#### What to work on
Leave out every picture. Copy exactly the lines from the one holding "Write a Python" through the one holding "import plotly.graph_objects as go".

Charts and diagrams as code:
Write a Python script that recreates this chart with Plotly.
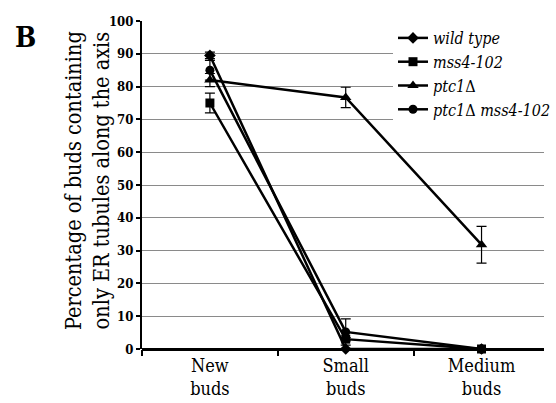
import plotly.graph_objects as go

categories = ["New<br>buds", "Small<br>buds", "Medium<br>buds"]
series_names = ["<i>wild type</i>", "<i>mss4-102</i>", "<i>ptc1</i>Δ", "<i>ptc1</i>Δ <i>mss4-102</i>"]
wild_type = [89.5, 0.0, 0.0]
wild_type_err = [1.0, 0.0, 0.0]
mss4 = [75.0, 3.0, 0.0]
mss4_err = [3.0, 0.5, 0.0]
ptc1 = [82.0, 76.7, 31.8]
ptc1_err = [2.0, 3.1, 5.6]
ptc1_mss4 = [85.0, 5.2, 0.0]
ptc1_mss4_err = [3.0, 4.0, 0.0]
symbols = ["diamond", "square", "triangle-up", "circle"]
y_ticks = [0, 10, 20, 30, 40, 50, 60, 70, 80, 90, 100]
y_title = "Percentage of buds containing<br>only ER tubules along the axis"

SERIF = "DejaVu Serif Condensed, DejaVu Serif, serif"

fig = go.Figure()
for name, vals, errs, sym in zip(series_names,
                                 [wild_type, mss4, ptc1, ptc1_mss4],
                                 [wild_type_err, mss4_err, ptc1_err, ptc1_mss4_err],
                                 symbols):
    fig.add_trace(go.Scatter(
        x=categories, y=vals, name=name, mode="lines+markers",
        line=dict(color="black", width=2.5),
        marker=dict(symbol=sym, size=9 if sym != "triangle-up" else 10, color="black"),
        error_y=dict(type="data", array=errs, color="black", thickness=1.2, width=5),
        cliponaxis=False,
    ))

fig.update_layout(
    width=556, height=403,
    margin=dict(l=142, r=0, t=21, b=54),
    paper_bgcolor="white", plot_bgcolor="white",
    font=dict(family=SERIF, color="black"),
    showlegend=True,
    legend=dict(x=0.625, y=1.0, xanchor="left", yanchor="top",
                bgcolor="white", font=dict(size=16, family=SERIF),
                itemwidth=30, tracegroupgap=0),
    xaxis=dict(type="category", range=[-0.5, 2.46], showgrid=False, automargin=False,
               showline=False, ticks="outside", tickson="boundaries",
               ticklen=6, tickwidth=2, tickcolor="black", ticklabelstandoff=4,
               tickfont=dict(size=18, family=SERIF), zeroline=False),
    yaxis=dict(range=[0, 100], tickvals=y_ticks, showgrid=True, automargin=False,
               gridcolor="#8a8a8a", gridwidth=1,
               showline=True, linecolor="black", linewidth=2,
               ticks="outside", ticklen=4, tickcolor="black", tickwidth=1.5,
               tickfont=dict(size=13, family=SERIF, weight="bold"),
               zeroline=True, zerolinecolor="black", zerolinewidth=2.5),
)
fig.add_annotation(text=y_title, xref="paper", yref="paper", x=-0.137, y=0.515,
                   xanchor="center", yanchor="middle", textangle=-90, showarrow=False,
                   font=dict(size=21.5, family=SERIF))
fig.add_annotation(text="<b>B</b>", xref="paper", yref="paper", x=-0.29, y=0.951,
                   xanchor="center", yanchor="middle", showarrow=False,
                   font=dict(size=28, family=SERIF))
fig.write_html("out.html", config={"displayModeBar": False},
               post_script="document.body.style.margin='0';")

--

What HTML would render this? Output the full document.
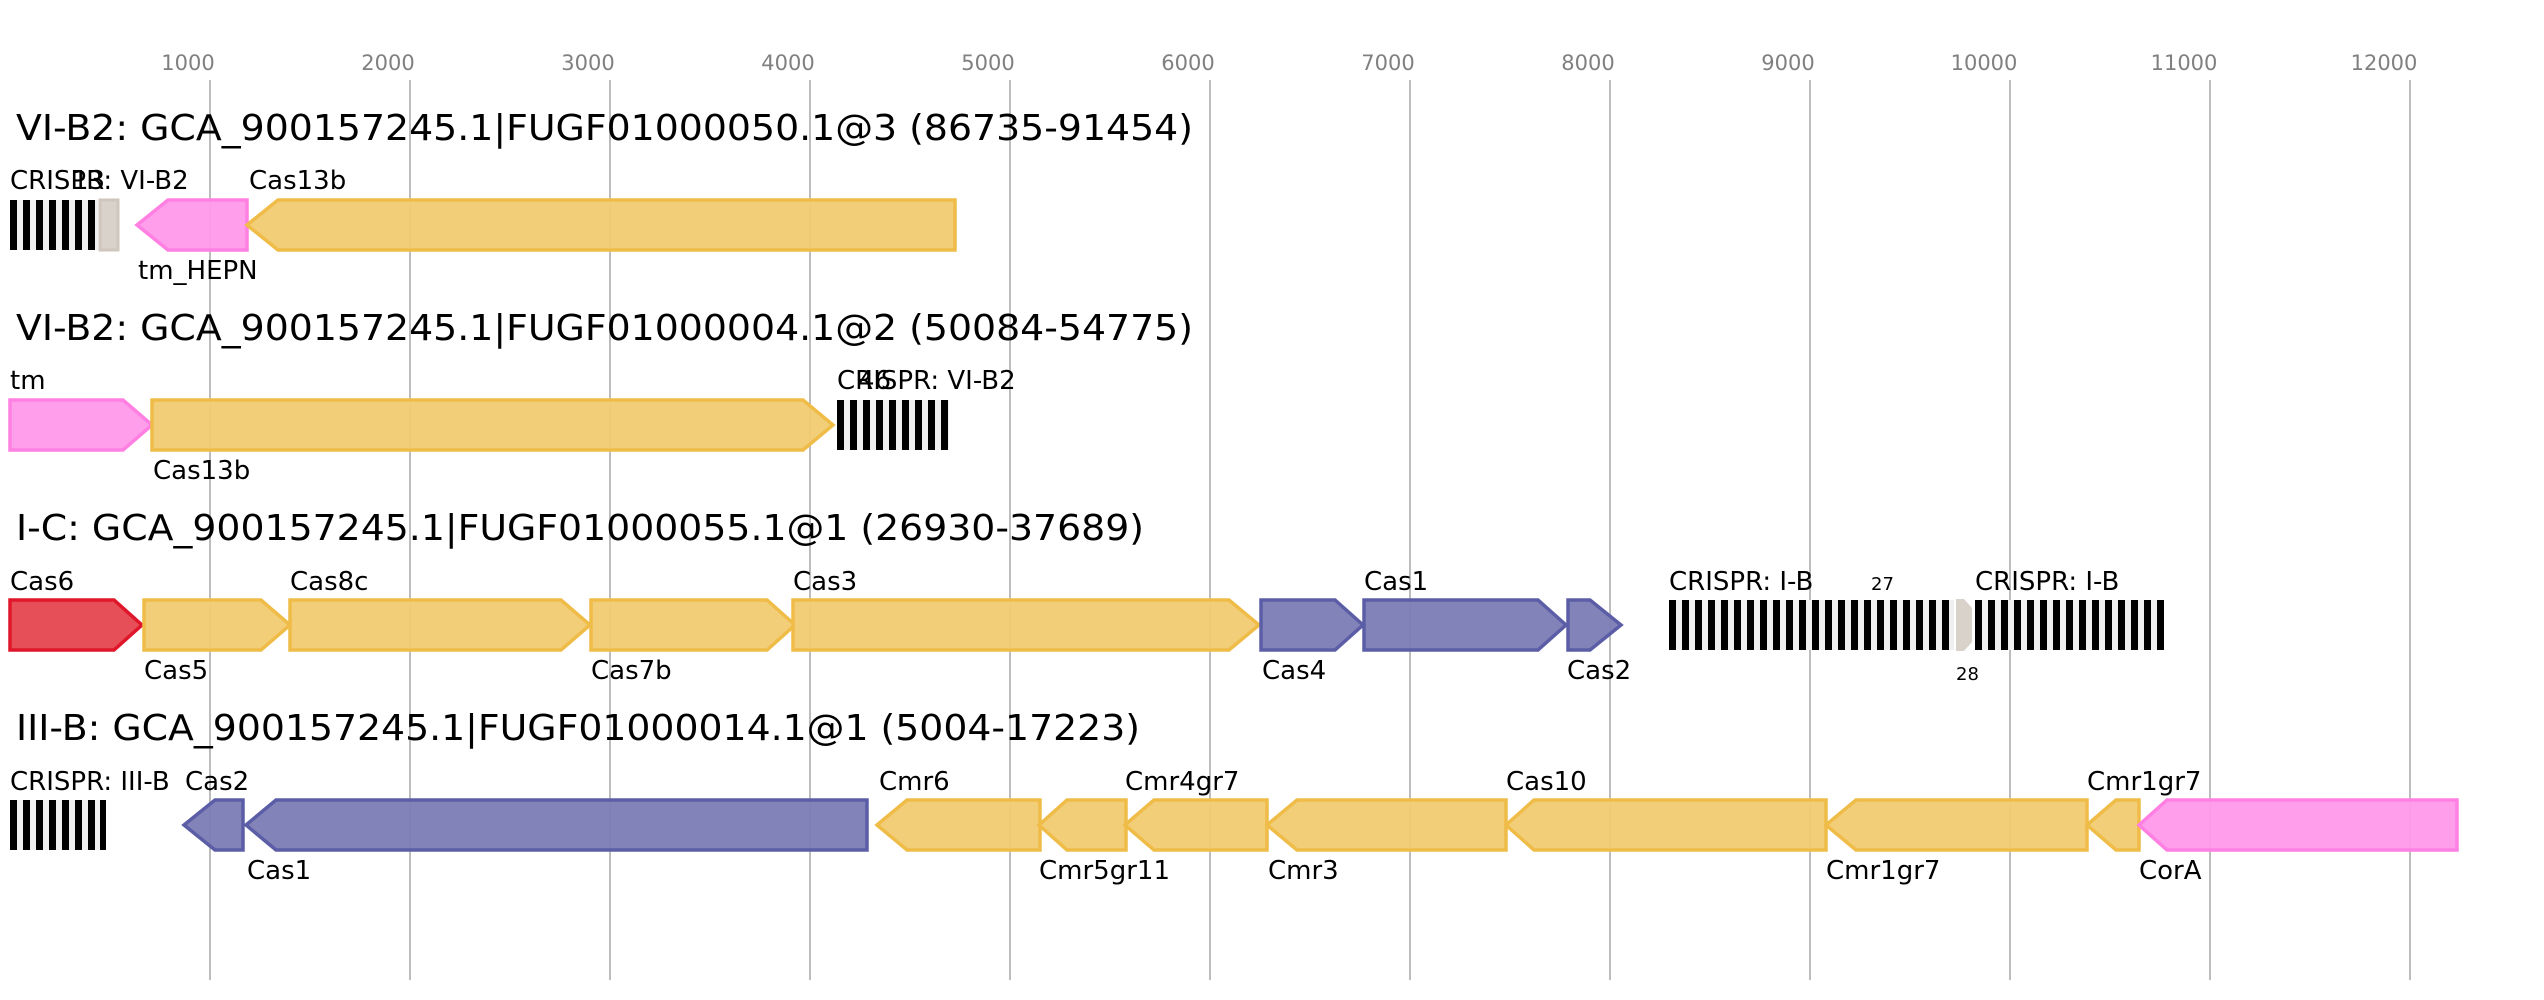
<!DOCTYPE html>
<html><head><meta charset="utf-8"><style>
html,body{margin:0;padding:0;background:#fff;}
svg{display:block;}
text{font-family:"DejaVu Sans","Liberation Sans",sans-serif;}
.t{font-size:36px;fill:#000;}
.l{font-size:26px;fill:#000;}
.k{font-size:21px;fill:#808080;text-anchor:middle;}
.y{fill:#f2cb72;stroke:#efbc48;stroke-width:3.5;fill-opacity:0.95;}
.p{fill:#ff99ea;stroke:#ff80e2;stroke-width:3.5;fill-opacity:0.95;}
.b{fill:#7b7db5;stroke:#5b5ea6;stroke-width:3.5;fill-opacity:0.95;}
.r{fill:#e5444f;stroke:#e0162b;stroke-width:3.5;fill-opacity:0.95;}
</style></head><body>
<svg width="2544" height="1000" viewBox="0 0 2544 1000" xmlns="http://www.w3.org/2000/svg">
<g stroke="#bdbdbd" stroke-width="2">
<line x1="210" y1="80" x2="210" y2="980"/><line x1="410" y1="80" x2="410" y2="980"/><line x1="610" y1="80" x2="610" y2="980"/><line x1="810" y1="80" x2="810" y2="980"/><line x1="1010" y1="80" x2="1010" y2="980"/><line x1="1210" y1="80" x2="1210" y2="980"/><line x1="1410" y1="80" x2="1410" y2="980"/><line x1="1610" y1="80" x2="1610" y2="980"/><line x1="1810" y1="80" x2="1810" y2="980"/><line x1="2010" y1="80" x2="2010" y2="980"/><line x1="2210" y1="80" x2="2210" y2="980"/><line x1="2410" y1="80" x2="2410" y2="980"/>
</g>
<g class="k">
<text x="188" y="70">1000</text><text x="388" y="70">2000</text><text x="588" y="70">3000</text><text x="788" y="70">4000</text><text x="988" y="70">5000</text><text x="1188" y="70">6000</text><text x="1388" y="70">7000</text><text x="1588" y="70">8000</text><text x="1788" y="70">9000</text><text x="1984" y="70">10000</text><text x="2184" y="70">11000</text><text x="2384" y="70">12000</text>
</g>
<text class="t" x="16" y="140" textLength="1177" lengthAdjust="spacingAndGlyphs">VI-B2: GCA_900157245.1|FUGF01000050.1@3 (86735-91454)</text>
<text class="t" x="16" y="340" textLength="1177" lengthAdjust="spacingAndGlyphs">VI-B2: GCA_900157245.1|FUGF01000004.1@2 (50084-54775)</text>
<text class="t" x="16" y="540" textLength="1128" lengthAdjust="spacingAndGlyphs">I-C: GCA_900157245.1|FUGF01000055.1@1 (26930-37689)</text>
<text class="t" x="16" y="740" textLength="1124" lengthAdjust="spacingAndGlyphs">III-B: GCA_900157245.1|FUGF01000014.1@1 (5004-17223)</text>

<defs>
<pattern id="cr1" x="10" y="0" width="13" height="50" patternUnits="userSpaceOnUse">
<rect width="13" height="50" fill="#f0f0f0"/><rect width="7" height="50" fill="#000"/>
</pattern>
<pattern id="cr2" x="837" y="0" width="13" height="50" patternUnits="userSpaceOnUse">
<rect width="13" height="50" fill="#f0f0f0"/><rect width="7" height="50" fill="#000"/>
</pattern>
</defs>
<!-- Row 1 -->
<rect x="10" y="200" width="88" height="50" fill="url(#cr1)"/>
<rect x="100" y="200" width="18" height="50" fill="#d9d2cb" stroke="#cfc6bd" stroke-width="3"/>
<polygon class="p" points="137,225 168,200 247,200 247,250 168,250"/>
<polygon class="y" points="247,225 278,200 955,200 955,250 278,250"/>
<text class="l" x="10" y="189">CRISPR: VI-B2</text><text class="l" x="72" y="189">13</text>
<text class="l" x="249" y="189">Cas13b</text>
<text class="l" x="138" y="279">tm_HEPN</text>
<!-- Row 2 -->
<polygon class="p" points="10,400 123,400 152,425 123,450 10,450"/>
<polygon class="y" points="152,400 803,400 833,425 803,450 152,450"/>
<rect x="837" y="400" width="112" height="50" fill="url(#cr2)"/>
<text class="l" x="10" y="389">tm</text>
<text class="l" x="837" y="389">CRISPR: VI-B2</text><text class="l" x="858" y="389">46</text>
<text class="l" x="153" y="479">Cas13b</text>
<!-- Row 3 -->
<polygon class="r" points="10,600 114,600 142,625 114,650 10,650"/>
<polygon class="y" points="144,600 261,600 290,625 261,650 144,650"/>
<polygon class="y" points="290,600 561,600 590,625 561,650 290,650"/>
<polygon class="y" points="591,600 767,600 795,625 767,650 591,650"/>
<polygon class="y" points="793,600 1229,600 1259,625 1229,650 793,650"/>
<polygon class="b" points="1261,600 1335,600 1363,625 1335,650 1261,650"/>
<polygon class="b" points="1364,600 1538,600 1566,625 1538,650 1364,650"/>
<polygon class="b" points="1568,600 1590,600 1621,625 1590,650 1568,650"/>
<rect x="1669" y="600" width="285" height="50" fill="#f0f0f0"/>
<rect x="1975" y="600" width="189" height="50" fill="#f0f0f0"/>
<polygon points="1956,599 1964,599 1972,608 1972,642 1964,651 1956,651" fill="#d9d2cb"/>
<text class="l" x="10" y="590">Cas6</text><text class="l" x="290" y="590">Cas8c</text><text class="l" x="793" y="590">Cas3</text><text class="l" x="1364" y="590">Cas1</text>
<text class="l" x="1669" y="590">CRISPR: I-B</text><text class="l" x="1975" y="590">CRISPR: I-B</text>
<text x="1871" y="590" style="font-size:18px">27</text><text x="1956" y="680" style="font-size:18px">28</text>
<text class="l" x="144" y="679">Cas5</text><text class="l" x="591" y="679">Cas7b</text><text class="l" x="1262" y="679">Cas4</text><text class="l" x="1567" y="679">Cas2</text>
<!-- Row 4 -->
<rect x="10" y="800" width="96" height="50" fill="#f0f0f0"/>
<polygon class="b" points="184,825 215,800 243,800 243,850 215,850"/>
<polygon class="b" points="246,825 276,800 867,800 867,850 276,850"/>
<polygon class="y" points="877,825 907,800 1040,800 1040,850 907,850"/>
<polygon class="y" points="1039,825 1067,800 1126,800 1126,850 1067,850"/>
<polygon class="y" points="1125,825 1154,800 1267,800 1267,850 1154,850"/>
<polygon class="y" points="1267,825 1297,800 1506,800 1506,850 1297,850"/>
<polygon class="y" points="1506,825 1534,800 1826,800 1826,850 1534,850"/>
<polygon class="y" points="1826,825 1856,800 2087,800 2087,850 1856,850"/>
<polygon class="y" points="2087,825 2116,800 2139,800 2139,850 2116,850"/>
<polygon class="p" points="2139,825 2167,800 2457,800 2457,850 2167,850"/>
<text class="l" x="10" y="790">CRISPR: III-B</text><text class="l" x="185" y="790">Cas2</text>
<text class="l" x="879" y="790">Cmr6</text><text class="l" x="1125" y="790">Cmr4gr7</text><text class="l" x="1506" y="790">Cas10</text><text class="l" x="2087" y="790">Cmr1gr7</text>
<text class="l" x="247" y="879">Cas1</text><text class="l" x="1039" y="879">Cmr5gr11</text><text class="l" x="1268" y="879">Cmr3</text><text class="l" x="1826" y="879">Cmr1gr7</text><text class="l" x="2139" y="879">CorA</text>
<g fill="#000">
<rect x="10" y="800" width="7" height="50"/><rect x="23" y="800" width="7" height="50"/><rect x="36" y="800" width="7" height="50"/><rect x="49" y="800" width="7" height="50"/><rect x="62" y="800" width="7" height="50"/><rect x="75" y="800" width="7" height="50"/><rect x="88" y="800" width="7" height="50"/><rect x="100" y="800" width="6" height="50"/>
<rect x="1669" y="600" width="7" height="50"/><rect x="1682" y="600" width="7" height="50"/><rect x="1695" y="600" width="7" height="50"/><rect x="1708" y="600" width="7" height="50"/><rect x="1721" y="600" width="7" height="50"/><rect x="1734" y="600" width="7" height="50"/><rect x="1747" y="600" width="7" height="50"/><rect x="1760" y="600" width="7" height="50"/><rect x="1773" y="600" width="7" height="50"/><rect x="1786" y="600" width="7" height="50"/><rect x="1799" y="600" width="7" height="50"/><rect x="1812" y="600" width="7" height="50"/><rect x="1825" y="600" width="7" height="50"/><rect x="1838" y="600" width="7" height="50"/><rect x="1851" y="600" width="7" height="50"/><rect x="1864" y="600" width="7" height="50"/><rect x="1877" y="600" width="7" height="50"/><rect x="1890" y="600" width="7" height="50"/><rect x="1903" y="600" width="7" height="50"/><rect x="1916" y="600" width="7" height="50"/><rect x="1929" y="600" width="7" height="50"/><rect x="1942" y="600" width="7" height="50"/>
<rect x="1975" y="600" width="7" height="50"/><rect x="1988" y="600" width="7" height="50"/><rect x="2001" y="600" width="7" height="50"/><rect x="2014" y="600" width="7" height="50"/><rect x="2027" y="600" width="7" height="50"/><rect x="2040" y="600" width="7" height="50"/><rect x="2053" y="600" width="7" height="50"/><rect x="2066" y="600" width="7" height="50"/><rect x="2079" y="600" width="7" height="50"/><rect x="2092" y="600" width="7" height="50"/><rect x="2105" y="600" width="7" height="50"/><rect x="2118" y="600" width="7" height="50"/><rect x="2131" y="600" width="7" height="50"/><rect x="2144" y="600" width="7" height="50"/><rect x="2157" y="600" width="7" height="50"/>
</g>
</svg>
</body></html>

#### Response for this exercise
Write a Python script that recreates this chart with Plotly.
import plotly.graph_objects as go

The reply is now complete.